Exercise task:
Leave out the pictures and retype only the lines from the opening line to the line that holds "Serif', 'Times New", both ends included.

- - - -

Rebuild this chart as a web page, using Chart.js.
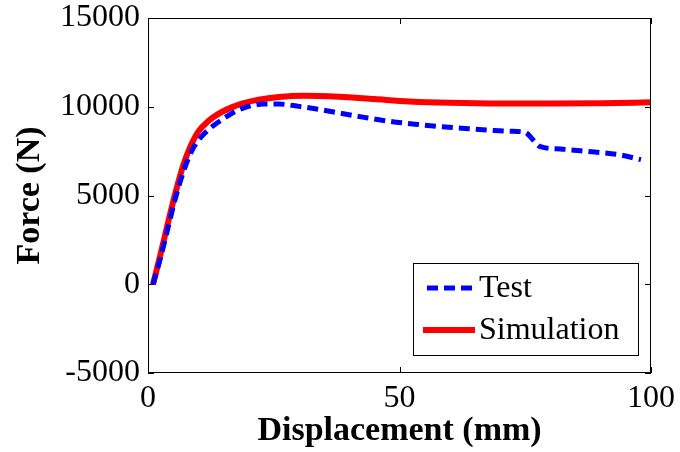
<!DOCTYPE html>
<html>
<head>
<meta charset="utf-8">
<script src="https://cdn.jsdelivr.net/npm/chart.js@4"></script>
<style>
  html, body { margin: 0; padding: 0; background: #fff; }
  #wrap { width: 680px; height: 452px; }
</style>
</head>
<body>
<div id="wrap"><canvas id="chart"></canvas></div>
<script>
// 読み取ったデータ (変位 mm, 荷重 N)
var testDisp = [1, 2.5, 4, 5.5, 7, 8.5, 10, 12, 15, 17.5, 20, 23, 26, 30, 34, 38, 43, 48, 53, 58, 63, 68, 72, 75, 76.5, 78, 82, 86, 90, 94, 98];
var testForce = [0, 1500, 3200, 4900, 6300, 7400, 8100, 8700, 9330, 9750, 10020, 10150, 10150, 10020, 9850, 9650, 9400, 9180, 9020, 8880, 8780, 8680, 8620, 8560, 8150, 7750, 7620, 7520, 7420, 7280, 7020];

var simDisp = [1, 2.5, 4, 5.5, 7, 8.5, 10, 12, 14, 16.5, 19, 22, 26, 31, 38, 45, 52, 60, 70, 80, 90, 100];
var simForce = [0, 1700, 3500, 5200, 6700, 7800, 8600, 9200, 9600, 9950, 10200, 10400, 10550, 10620, 10560, 10430, 10300, 10220, 10180, 10180, 10200, 10250];

var xTicks = [0, 50, 100];
var yTicks = [-5000, 0, 5000, 10000, 15000];

function toPoints(xs, ys) {
  return xs.map(function(x, i) { return { x: x, y: ys[i] }; });
}

var serif = "'Liberation Serif', 'Times New Roman', serif";

// 枠線と内向きの目盛り
var framePlugin = {
  id: 'frame',
  afterDraw: function(chart) {
    var ctx = chart.ctx;
    var a = chart.chartArea;
    var xs = chart.scales.x, ys = chart.scales.y;
    var len = 6;
    ctx.save();
    ctx.strokeStyle = '#000';
    ctx.lineWidth = 1;
    ctx.strokeRect(a.left + 0.5, a.top + 0.5, a.right - a.left - 1, a.bottom - a.top - 1);
    ctx.beginPath();
    xTicks.forEach(function(v) {
      var px = Math.round(xs.getPixelForValue(v)) + 0.5;
      ctx.moveTo(px, a.bottom); ctx.lineTo(px, a.bottom - len);
      ctx.moveTo(px, a.top); ctx.lineTo(px, a.top + len);
    });
    yTicks.forEach(function(v) {
      var py = Math.round(ys.getPixelForValue(v)) + 0.5;
      ctx.moveTo(a.left, py); ctx.lineTo(a.left + len, py);
      ctx.moveTo(a.right, py); ctx.lineTo(a.right - len, py);
    });
    ctx.stroke();
    ctx.restore();
  }
};

// 図中の凡例 (右下)
var legendPlugin = {
  id: 'boxLegend',
  afterDraw: function(chart) {
    var ctx = chart.ctx;
    var a = chart.chartArea;
    var w = 225, h = 92;
    var x0 = a.right - 13 - w, y0 = a.bottom - 18 - h;
    ctx.save();
    ctx.fillStyle = '#fff';
    ctx.fillRect(x0, y0, w, h);
    ctx.strokeStyle = '#000';
    ctx.lineWidth = 1;
    ctx.strokeRect(x0 + 0.5, y0 + 0.5, w, h);
    ctx.font = '32px ' + serif;
    ctx.textBaseline = 'middle';
    chart.data.datasets.forEach(function(ds, i) {
      var cy = y0 + 25 + i * 42;
      ctx.beginPath();
      ctx.strokeStyle = ds.borderColor;
      ctx.lineWidth = ds.borderWidth;
      ctx.setLineDash(ds.borderDash || []);
      ctx.moveTo(x0 + (i === 0 ? 14 : 10), cy);
      ctx.lineTo(x0 + 62, cy);
      ctx.stroke();
      ctx.setLineDash([]);
      ctx.fillStyle = '#000';
      ctx.fillText(ds.label, x0 + 66, cy + 1);
    });
    ctx.restore();
  }
};

function plainLabel(v) { return String(v); }

var ctx = document.getElementById('chart').getContext('2d');
var myChart = new Chart(ctx, {
  type: 'line',
  data: {
    datasets: [
      {
        label: 'Test',
        data: toPoints(testDisp, testForce),
        borderColor: 'rgb(0,0,255)',
        borderWidth: 5,
        borderDash: [11, 6],
        pointRadius: 0,
        fill: false,
        cubicInterpolationMode: 'monotone'
      },
      {
        label: 'Simulation',
        data: toPoints(simDisp, simForce),
        borderColor: 'rgb(255,0,0)',
        borderWidth: 6,
        pointRadius: 0,
        fill: false,
        cubicInterpolationMode: 'monotone'
      }
    ]
  },
  options: {
    responsive: true,
    maintainAspectRatio: false,
    animation: false,
    layout: { padding: { top: 18, right: 29, left: 10, bottom: 0 } },
    plugins: {
      legend: { display: false },
      tooltip: { enabled: false }
    },
    scales: {
      x: {
        type: 'linear',
        min: 0, max: 100,
        afterBuildTicks: function(s) { s.ticks = xTicks.map(function(v) { return { value: v }; }); },
        afterFit: function(s) { s.height = 79; s.paddingLeft = 0; s.paddingRight = 0; },
        grid: { display: false, drawTicks: false },
        border: { display: false },
        ticks: { color: '#000', padding: 6, maxRotation: 0, callback: plainLabel,
                 font: { family: serif, size: 32 } },
        title: { display: true, text: 'Displacement (mm)', color: '#000', padding: { top: 0, bottom: 0 },
                 font: { family: serif, size: 34, weight: 'bold' } }
      },
      y: {
        min: -5000, max: 15000,
        afterBuildTicks: function(s) { s.ticks = yTicks.map(function(v) { return { value: v }; }); },
        afterFit: function(s) { s.width = 138; s.paddingTop = 0; s.paddingBottom = 0; },
        grid: { display: false, drawTicks: false },
        border: { display: false },
        ticks: { color: '#000', padding: 8, callback: plainLabel,
                 font: { family: serif, size: 32 } },
        title: { display: true, text: 'Force (N)', color: '#000', padding: { top: 0, bottom: 0 },
                 font: { family: serif, size: 34, weight: 'bold' } }
      }
    }
  },
  plugins: [framePlugin, legendPlugin]
});
</script>
</body>
</html>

- - - -

Correct answer:
Rebuild this chart as a web page, using Chart.js.
<!DOCTYPE html>
<html>
<head>
<meta charset="utf-8">
<script src="https://cdn.jsdelivr.net/npm/chart.js@4"></script>
<style>
  html, body { margin: 0; padding: 0; background: #fff; }
  #wrap { width: 680px; height: 452px; }
</style>
</head>
<body>
<div id="wrap"><canvas id="chart"></canvas></div>
<script>
// 読み取ったデータ (変位 mm, 荷重 N)
var testDisp = [1, 2.5, 4, 5.5, 7, 8.5, 10, 12, 15, 17.5, 20, 23, 26, 30, 34, 38, 43, 48, 53, 58, 63, 68, 72, 75, 76.5, 78, 82, 86, 90, 94, 98];
var testForce = [0, 1500, 3200, 4900, 6300, 7400, 8100, 8700, 9330, 9750, 10020, 10150, 10150, 10020, 9850, 9650, 9400, 9180, 9020, 8880, 8780, 8680, 8620, 8560, 8150, 7750, 7620, 7520, 7420, 7280, 7020];

var simDisp = [1, 2.5, 4, 5.5, 7, 8.5, 10, 12, 14, 16.5, 19, 22, 26, 31, 38, 45, 52, 60, 70, 80, 90, 100];
var simForce = [0, 1700, 3500, 5200, 6700, 7800, 8600, 9200, 9600, 9950, 10200, 10400, 10550, 10620, 10560, 10430, 10300, 10220, 10180, 10180, 10200, 10250];

var xTicks = [0, 50, 100];
var yTicks = [-5000, 0, 5000, 10000, 15000];

function toPoints(xs, ys) {
  return xs.map(function(x, i) { return { x: x, y: ys[i] }; });
}

var serif = "'Liberation Serif', 'Times New Roman', serif";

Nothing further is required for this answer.